Du fait de cette croissance démographique, l’homme a besoin de toujours plus de place, il continue à envahir des espaces jusqu’alors très peu habités. Par exemple, la forêt disparaît, ce qui crée de nouveaux contacts avec la faune sauvage, soit de manière directe avec l’homme, soit avec les élevages.

Les virus ne tombent pas du ciel, ils étaient déjà là où on les croise. Par exemple, il suffit de raser des forêts, d’y établir des élevages de porcs et d’y planter des arbres à lychees, comme cela se fait souvent.

Délogées de la forêt, les chauves-souris vont s’installer au-dessus des cochons, se nourrissant des fruits: l’homme crée ainsi des proximités entre diverses espèces qui ne se côtoyaient pas jusqu’alors, ce qui favorise les transmissions de microbes. L’homme n’est donc pas seulement une victime des maladies émergentes, il en est aussi acteur.
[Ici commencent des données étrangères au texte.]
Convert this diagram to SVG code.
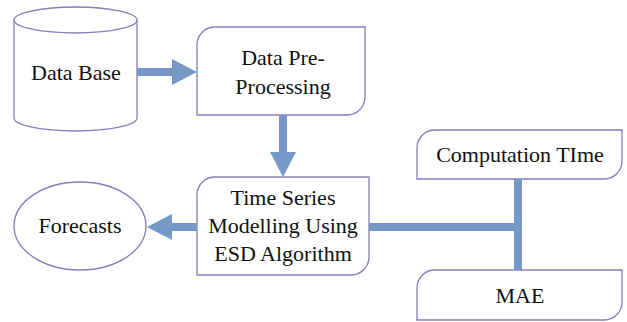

Tout ce que dit François Moutou est d’un niveau terriblement faible. Cela peut aider quelqu’un ne reconnaissant pas la vie sur la planète Terre comme une globalité, comme un système, mais c’est tout sauf scientifique. On comprend très bien que seule la reconnaissance théorique (et pratique) de la Terre comme système global – ce que nous appelons symboliquement Gaïa – permet d’avoir un aperçu global cohérent.

Si on en est encore à constater que les interventions humaines ont un impact sur le reste de la Nature, on est mal parti, très mal parti!

Et c’est bien le cas, car comme le montre François Moutou, les humains pensent qu’ils ont un impact sur la Nature (et « malheureusement » réciproquement), c’est-à-dire qu’ils partent du principe qu’ils sont sortis de la Nature, qu’ils n’ont plus rien à voir avec elle.

Le citadin méprisant le pigeon a le même fond culturel que le scientifique « étonné » de voir que l’humanité a une interaction avec tout le reste du domaine de la vie…

C’était un étonnement peut-être compréhensible et acceptable il y a 300 ans. Mais en 2015, c’est un étonnement criminel, qu’il faut écraser, extirper des mentalités humaines. Sans quoi le déséquilibre sera tel que l’humanité sera alors, pour le coup, vraiment mis en-dehors de Gaïa, ce qui l’amènera à disparaître, alors que si elle est apparue au sein de la Terre comme système, c’est bien qu’elle a un rôle à jouer: protéger la Terre et sa vie.